This volume collects a series of papers presented at the International Medieval Congress in Leeds in 2012 on the theme: Rules to Follow (or Not). The volume builds on the work of the research cluster based at the University of Innsbruck since 2004 and its international collaborations, which have focused on processes of political communication and administrative writings and followed in the footsteps of the established scholarly debate on the rise of literacy across the Medieval West, especially from the twelfth century onwards. The contributions to this volume provide very insightful case studies, addressing not only the question of the growth of chanceries and administrative practices in Western Europe between the tenth and the fifteenth centuries, but most significantly the contribution of individual administrators and chancellors, who were responsible for negotiating and altering the rules of political communication in response to political circumstances. The volume is organized in three sections (“Rules within the Documents,” “Chancery Rules and Organization,” and “Platform and Exchanges”) and mostly focuses on three geographical areas (the kingdom of France, the German Empire and northern Italy). Significantly, the essays give us an insight into how different methodologies can shed new light in the field of diplomatic. This is the case of the opening essay of the volume by Sébastien Barret, who employs digital humanities analysis to investigate the use of sanctions in the tenth- and eleventh-century documentation of Cluny, showing how formulaic sanctions not only fulfilled a symbolic role in medieval charters, but above all added validity and authority to the documents. The latter alongside visual and textual devices in the production of the Cluny corpus of charters helped to endorse monastic rights and to strengthen monastic claims. Penal sanctions in the charters of Charles IV (1346-1378) are similarly the focus of Arnold Otto’s contribution. Otto provides a very useful taxonomy of monetary sanctions, fines, bans and exclusions, significantly focusing on the challenges presented by the bilingual German and Latin practices in Charles IV’s chancery. He ultimately shows how sanctions were adopted and applied to habits of the court, and implemented even a decade after the sanction was initially issued.
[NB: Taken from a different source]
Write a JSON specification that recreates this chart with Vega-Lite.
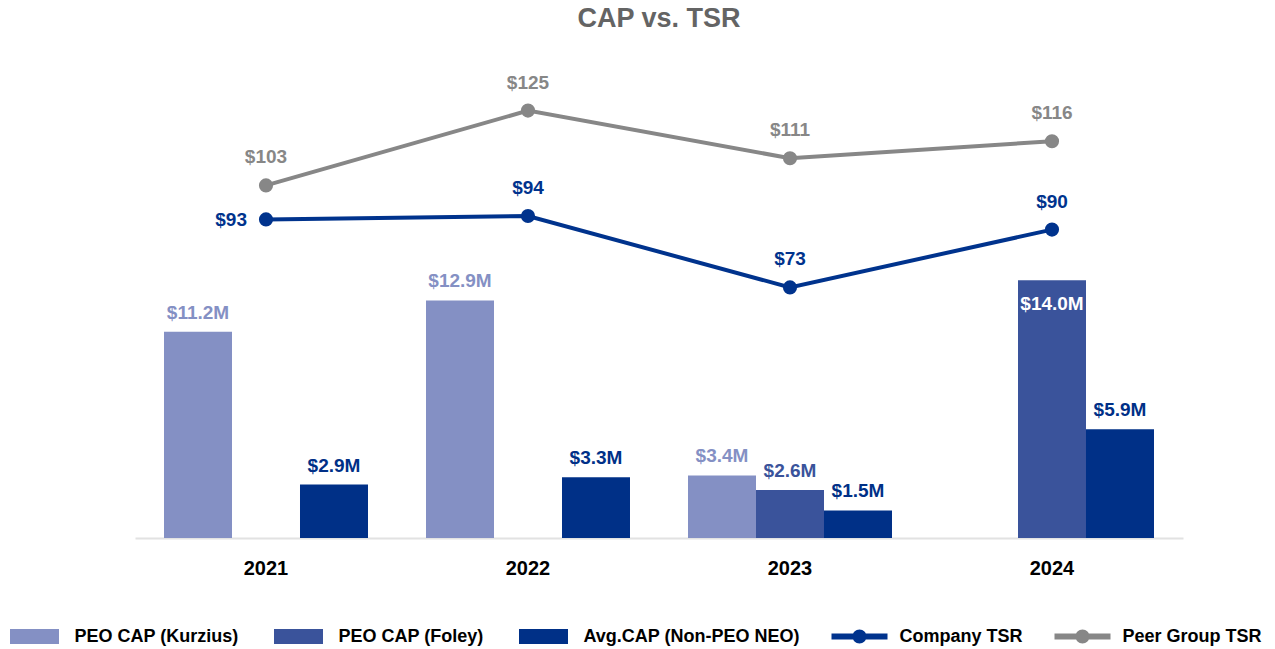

The second section of the volume, dedicated to “Chancery Rules,” focuses on the Empire. In her essay Ellen Widder shifts the focus from the formulaic nature of documents to the rules of Late Medieval German chanceries and the work of Matthias Ramung, a late fifteenth-century palatine chancellor and bishop of Speyer. Widder compares the ordinances of Munich (16 February 1468), and of the Electorate of Cologne (1469), and the Amberg Ordinance of 1474, concluding that these ordinances only had a minor practical impact, given their short-lived validity. They responded to circumstantial challenges, while maintaining a symbolic and representative role. Internal chancery communication and management is the topic addressed in a second essay by Julia Hörmann-Thurn und Taxis, who investigates the fourteenth-century Bavarian and Tyrolean chancery registers and their annotations, drawing attention to the role of the commissores, who acted as proxies for the territorial lord and sovereign councils and were responsible for ordering the production of documentation. Finally, Klaus Brandstätter examines the emergence of urban chanceries and town clerks as drivers for the growth of literacy and documentary production in fourteenth- and fifteenth-century Germany, tracing their influence over the creation of rules and the institutionalisation of urban chanceries.
The last section of the volume focuses on chanceries as platforms of political communication, examined through the investigation of northern Italian and southern German case studies. Isabella Lazzarini offers a significant insight into the relationship between literacy, public records, structures of power, and the construction of collective memories, addressing the activity of Cicco Simonetta, chancellor of Milan, who enacted several reforms and regulations between 1453 and 1465 and organized record-keeping in registers. On the basis of this case study, Lazzarini concludes that the concept of order may be misleading for the Late Medieval period, when exceptions and disorder were often the norm. The role of secretaries in the reorganization of the chancery of Görz during the second half of the fifteenth century is also addressed by Christina Antenhofer. Antenhofer investigates the interesting example of the complex negotiations between the chancery of the Gonzaga in Mantua and the chancery of the count of Görz in settling the arrangements for the marriage of Paula Gonzaga and Leonhard of Görz in 1478, showing how different in-house styles, languages, and legal and diplomatic traditions had to be reconciled through the expert intervention of the two chanceries. Antenhofer concluded that this exchange between the two chanceries ultimately left a legacy for the modernization of the chancery of Görz, whose practices were less sophisticated than its Italian counterpart. The work of the Tyrolean chancery in the second half of the fifteenth century is finally explored in the essay of Michela Marini, who sheds new light on this territorial chancery of Tyrol under the rule of Duke Sigismund. Marini particularly focuses on the Tyrolean chancery’s interaction with the court, the council, and the territorial diet, whose records were eventually organized and managed by the Tyrolean chancery after 1487.
All in all, this volume on administrative and diplomatic practices and political communication represents an important contribution to the field. In particular, this collection of essays has to be praised for the in-depth investigation of a variety of case studies, which adds an insightful comparative perspective to the study of documentary production, literacy, construction of collective memories, and political power in Late Medieval Europe.